Task objective
Transcribe word for word the lines spanning the line with "Rebuild this diagram" through the end of the records.

======== Information given

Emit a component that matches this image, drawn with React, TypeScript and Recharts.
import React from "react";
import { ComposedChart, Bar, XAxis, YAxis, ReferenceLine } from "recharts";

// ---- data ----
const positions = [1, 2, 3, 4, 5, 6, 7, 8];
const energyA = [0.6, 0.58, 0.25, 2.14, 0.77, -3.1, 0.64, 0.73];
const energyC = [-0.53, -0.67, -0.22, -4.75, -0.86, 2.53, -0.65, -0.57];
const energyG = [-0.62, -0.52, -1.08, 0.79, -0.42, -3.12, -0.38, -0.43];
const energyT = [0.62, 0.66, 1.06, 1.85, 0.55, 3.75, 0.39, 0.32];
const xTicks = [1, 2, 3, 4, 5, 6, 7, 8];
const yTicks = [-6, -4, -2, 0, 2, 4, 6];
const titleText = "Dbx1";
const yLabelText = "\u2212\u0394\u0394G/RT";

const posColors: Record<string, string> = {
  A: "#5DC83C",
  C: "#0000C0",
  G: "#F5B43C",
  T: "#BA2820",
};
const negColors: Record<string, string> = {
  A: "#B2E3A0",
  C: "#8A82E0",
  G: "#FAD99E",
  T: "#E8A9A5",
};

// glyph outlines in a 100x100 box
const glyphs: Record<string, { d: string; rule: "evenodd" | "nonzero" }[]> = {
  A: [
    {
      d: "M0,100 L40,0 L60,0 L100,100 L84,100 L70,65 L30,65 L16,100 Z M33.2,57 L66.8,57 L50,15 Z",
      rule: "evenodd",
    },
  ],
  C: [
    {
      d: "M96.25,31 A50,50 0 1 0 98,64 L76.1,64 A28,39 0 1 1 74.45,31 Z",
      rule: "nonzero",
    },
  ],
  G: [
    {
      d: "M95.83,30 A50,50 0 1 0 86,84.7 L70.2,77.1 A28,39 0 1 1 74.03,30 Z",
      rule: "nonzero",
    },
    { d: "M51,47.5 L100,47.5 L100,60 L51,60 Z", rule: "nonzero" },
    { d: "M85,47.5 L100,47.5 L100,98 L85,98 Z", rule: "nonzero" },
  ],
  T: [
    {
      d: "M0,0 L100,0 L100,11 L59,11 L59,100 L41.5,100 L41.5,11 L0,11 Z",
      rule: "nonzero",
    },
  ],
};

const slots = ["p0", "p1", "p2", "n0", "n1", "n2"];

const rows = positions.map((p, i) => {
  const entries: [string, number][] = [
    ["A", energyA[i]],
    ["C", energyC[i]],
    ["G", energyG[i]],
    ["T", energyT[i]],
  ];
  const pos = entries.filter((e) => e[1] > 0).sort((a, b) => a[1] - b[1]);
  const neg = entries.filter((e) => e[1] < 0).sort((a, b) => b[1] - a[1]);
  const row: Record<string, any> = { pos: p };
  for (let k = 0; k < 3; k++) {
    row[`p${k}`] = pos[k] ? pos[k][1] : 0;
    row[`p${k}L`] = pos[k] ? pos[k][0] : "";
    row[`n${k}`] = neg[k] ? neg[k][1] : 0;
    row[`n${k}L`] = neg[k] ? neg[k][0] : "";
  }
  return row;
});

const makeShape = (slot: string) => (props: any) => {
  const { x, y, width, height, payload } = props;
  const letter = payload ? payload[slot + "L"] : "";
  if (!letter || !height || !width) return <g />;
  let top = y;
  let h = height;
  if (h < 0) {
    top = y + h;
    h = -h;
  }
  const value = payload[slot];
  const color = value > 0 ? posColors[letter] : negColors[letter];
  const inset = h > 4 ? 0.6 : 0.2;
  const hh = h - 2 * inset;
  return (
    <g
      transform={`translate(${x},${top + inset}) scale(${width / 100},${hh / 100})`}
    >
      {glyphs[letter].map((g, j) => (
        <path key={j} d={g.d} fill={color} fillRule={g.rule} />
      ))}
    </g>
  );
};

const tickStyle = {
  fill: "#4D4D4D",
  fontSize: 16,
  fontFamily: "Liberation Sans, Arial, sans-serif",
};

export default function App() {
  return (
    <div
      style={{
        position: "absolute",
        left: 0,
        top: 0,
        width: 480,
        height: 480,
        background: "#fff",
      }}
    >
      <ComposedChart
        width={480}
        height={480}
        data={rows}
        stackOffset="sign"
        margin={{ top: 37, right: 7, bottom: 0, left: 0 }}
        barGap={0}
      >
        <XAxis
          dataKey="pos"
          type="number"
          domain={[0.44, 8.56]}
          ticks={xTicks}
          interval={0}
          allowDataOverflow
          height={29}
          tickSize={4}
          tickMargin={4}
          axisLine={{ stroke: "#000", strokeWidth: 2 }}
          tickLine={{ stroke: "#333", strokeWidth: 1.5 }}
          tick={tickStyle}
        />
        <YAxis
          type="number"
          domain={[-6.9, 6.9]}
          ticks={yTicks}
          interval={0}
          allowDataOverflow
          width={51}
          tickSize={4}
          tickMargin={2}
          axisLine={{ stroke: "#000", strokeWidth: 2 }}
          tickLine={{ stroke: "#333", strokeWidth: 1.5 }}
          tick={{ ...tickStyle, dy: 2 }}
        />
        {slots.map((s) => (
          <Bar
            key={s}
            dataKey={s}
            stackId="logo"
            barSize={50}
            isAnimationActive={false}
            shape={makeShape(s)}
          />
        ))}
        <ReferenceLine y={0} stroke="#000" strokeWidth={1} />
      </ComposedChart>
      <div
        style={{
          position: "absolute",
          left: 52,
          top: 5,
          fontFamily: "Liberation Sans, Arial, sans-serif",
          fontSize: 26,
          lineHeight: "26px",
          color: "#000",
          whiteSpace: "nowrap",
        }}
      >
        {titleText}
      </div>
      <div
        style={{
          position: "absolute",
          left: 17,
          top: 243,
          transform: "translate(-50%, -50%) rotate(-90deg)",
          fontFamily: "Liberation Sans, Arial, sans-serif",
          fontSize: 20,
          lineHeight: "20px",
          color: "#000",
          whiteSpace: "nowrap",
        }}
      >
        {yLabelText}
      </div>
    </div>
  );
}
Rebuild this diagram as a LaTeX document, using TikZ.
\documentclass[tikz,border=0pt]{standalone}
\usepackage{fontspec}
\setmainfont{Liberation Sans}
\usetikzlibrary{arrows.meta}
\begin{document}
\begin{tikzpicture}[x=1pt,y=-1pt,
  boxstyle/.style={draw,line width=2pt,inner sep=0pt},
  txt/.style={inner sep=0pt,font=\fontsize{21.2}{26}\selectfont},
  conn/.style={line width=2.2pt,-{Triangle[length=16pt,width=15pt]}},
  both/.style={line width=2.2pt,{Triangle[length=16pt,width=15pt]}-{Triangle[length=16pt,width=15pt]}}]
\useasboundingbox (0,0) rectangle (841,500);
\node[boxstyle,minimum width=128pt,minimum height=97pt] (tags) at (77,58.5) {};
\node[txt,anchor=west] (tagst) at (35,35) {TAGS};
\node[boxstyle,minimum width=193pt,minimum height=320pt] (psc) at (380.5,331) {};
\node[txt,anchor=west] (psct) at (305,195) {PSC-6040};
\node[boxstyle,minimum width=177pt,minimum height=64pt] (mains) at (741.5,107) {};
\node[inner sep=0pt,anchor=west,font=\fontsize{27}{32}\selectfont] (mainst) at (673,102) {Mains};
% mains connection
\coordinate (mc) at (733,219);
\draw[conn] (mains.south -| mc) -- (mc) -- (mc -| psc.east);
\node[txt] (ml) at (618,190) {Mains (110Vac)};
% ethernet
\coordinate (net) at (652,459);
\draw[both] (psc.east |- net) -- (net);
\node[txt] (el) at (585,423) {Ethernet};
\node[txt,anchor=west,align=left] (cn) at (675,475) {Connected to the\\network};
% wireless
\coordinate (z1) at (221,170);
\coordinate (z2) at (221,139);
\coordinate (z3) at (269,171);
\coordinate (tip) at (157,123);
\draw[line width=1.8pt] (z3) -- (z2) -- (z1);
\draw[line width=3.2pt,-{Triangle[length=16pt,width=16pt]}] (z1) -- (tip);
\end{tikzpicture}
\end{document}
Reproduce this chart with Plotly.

================

Task response
Rebuild this diagram as a LaTeX document, using TikZ.
\documentclass[tikz,border=0pt]{standalone}
\usepackage{fontspec}
\setmainfont{Liberation Sans}
\usetikzlibrary{arrows.meta}
\begin{document}
\begin{tikzpicture}[x=1pt,y=-1pt,
  boxstyle/.style={draw,line width=2pt,inner sep=0pt},
  txt/.style={inner sep=0pt,font=\fontsize{21.2}{26}\selectfont},
  conn/.style={line width=2.2pt,-{Triangle[length=16pt,width=15pt]}},
  both/.style={line width=2.2pt,{Triangle[length=16pt,width=15pt]}-{Triangle[length=16pt,width=15pt]}}]
\useasboundingbox (0,0) rectangle (841,500);
\node[boxstyle,minimum width=128pt,minimum height=97pt] (tags) at (77,58.5) {};
\node[txt,anchor=west] (tagst) at (35,35) {TAGS};
\node[boxstyle,minimum width=193pt,minimum height=320pt] (psc) at (380.5,331) {};
\node[txt,anchor=west] (psct) at (305,195) {PSC-6040};
\node[boxstyle,minimum width=177pt,minimum height=64pt] (mains) at (741.5,107) {};
\node[inner sep=0pt,anchor=west,font=\fontsize{27}{32}\selectfont] (mainst) at (673,102) {Mains};
% mains connection
\coordinate (mc) at (733,219);
\draw[conn] (mains.south -| mc) -- (mc) -- (mc -| psc.east);
\node[txt] (ml) at (618,190) {Mains (110Vac)};
% ethernet
\coordinate (net) at (652,459);
\draw[both] (psc.east |- net) -- (net);
\node[txt] (el) at (585,423) {Ethernet};
\node[txt,anchor=west,align=left] (cn) at (675,475) {Connected to the\\network};
% wireless
\coordinate (z1) at (221,170);
\coordinate (z2) at (221,139);
\coordinate (z3) at (269,171);
\coordinate (tip) at (157,123);
\draw[line width=1.8pt] (z3) -- (z2) -- (z1);
\draw[line width=3.2pt,-{Triangle[length=16pt,width=16pt]}] (z1) -- (tip);
\end{tikzpicture}
\end{document}
Reproduce this chart with Plotly.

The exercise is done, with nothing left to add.